Good morning. The days are growing longer, and the joys of weekend life extend along with them. Long-simmered sauces and pot roasts are on the way out. It’s almost the time of the year when a Sunday supper can be held on a stoop, porch or sidewalk folding chair, everyone eating in the falling sun.

For that exercise, there’s no better recipe than Tejal Rao’s for fried chicken biscuits with hot honey butter (above), a meal to set on your lap and eat with your hands. You could head to the store for supplies right now, cook for a few hours and then take a long nap on the couch before everyone gathers out front or back for an al fresco meal. Dinner’s done. You made it already. Just unwrap your sandwiches and get to talking. That’s nice.

And if you’re preparing for the feast of Eid al-Fitr to mark the end of Ramadan, it’d be a fine time to think about lamb biryani and watermelon chaat. (We have loads more recipes here.)

If you’re looking for simplicity at the top of the week, this mushroom pasta stir-fry is the business. I hope you’ll give it a try.

This simple, comforting chicken katsu is a marvelous weeknight recipe to serve with shredded cabbage, tonkatsu sauce and more rice than you’ll need for the meal. Just refrigerate the leftover grains so that …

… you can make shrimp fried rice the following night! It’s a recipe that nods to the fried rice served at American hibachi restaurants, combining frozen shrimp and mixed vegetables in a fast and remarkably delicious fashion. Maybe it’s the mayo-ketchupy “yum yum sauce” drizzled at the end that brings the whole thing over the top? It might be!

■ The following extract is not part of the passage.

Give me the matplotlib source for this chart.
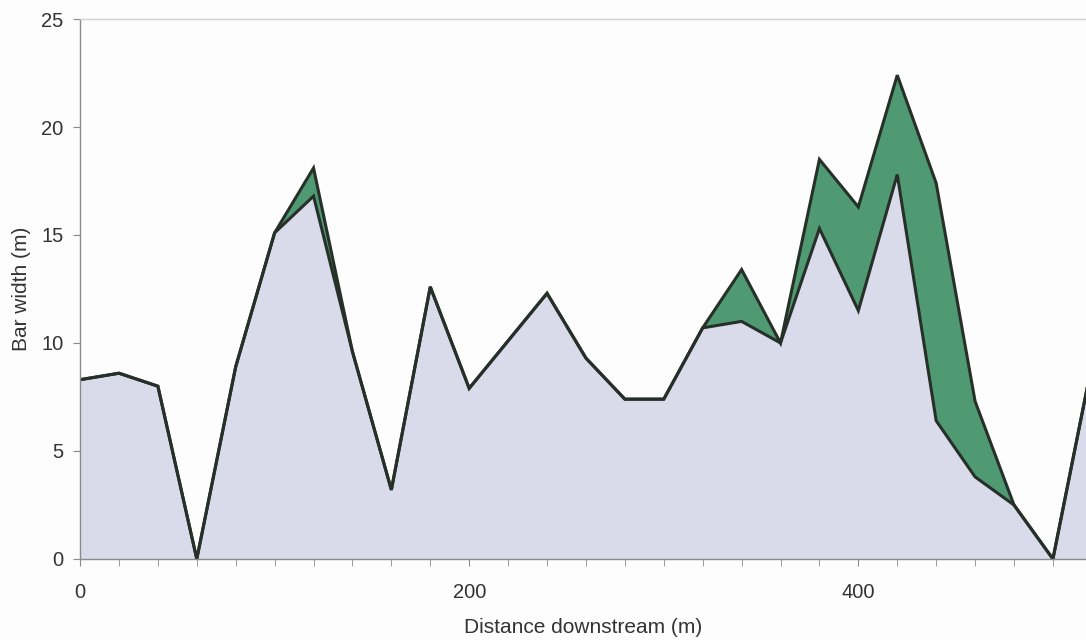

There’s something incredibly elegant about this asparagus, goat cheese and tarragon tart. To serve it on a weeknight is to intimate that you’re very serious about the business of home cooking. But the truth is, it’s a remarkably easy dish to prepare.

Then you can run out the week with this lovely Swiss chard risotto, streamlined, springlike and beautifully pink and green. The best part besides the succulent taste? Very little stirring!

There are many thousands more recipes waiting for you on New York Times Cooking. (We deliver more inspiration on our TikTok, Instagram and YouTube accounts.) Yes, it’s true what you’ve heard: You need a subscription to access them. Subscriptions support our work and allow it to continue. I hope, if you haven’t already, that you will consider subscribing today. Thanks.

Write us if you run into issues along the way, either with your subscription or our technology. We’re at cookingcare@nytimes.com. Someone will get back to you. Or you can write to me: foodeditor@nytimes.com. I accept compliments and vitriol alike. And though I cannot respond to all, I do read every letter sent.

Now, it’s nothing to do with cabbage or cinnamon, but I’ve grown fond of “Mentions,” The Drift’s collection of elegant mini-reviews of culture products: books, long movies, albums, newspapers, a community fridge and the like.

Closer to home, but still not in the kitchen, check out Tom Lamont’s superb examination of a day in the life of the world’s vending machines, in The Guardian.

Here’s Tejal Rao in The New York Times Magazine, on mannequin food in Japan, with exquisite photography by Kyoko Hamada.

Finally, there’s a new poem by Jorie Graham in the London Review of Books, “Time Frame.” Consider that, and I’ll be back on Monday.